Mathematics is not a right-answer game.  Mathematics is a form of art, just as much as painting or photography.  But many teachers try to teach it as a set of rules for how you do things.  For example, 2+2 can be 4 or 1 or 0 or whatever you like - depending on the context -because you can define your own mathematics - and that's what mathematics is about. 
 
Play Mathematics like you play an interactive game on the computer; there are many ways to get to the next level, not just one.  Find a teacher who who understands what Mathematics is about and makes mathematics fun and creative and I guarantee you will be successful!  
 
 
 
 
 
 
 
 
 

Comments

"because you can define your own mathematics - and that's what mathematics is about"? True only if you're playing games. For the structures and vehicles that I entrust my life to, I want engineers and scientists to use thousands-of-years old axiomatic math to analyze, design, and build them. The fun in that kind of math is in the finding of a correct solution that is also elegant and brief.
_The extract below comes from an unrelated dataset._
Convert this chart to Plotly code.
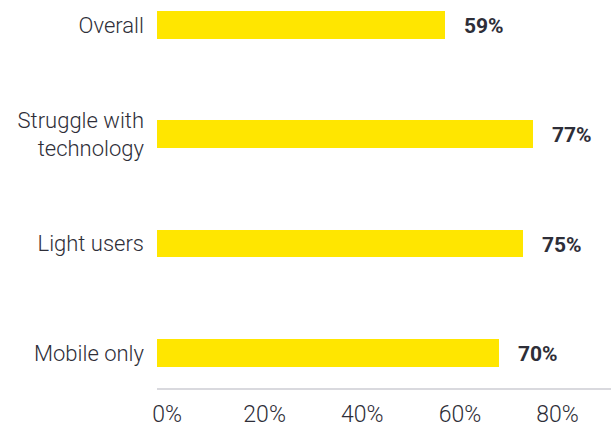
import plotly.graph_objects as go

# Share of respondents by user segment
categories = ["Overall", "Struggle with<br>technology", "Light users", "Mobile only"]
values = [59, 77, 75, 70]
value_labels = ["59%", "77%", "75%", "70%"]
tick_values = [0, 20, 40, 60, 80]
tick_labels = ["0%", "20%", "40%", "60%", "80%"]

TEXT = "#2e2e38"
YELLOW = "#ffe600"

fig = go.Figure()
fig.add_trace(go.Bar(
    x=values,
    y=categories,
    orientation="h",
    marker=dict(color=YELLOW, line=dict(width=0)),
    width=0.254,
    hoverinfo="skip",
))

for cat, val, lab in zip(categories, values, value_labels):
    fig.add_annotation(
        x=val, y=cat, text=f"<b>{lab}</b>",
        xanchor="left", yanchor="middle", xshift=17, yshift=-1,
        showarrow=False,
        font=dict(family="Roboto", size=21, color=TEXT),
    )

fig.update_layout(
    width=611, height=428,
    margin=dict(l=157, r=0, t=0, b=40),
    paper_bgcolor="white", plot_bgcolor="white",
    showlegend=False,
    bargap=0,
)
fig.update_xaxes(
    range=[0, 93],
    tickvals=tick_values, ticktext=tick_labels,
    showgrid=False, zeroline=False,
    showline=True, linecolor="#d9d9de", linewidth=2,
    ticks="", ticklabelshift=10, ticklabelstandoff=4,
    tickfont=dict(family="Roboto", size=23, color=TEXT, weight=300),
    automargin=False,
    fixedrange=True,
)
fig.update_yaxes(
    range=[3.322, -0.229],
    categoryorder="array", categoryarray=categories,
    showgrid=False, zeroline=False, showline=False,
    ticks="", ticklabelstandoff=12,
    tickfont=dict(family="Roboto", size=22, color=TEXT, weight=300),
    automargin=False,
    fixedrange=True,
)

fig.write_html("out.html")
And there 2 + 2 is always 4.
Steve,
 
"I want engineers (and scientists?) to use thousands-of-years old axiomatic math to analyze, design, and build them"  
 
You are talking about engineering.  
 
Engineers use math to build things, but that's NOT what mathematics is - and actually not what most of science is either.    Mathematics is a theoretical thing.  Much of mathematics has nothing to do with describing reality.  But every once in a while someone like Albert Einstein or Kurt Godel find that, out of the twilight zone, some unlikely mathematical construct actually does describe reality accurately.
 
 
 
 
By the way,  2+2 is NOT always 4.  When doing arithmetic on a 3-hour clock it is equal to 1, and on a 2-hour clock it is equal to 0.  Arithmetic using a modulus is used extensively in Mathematics.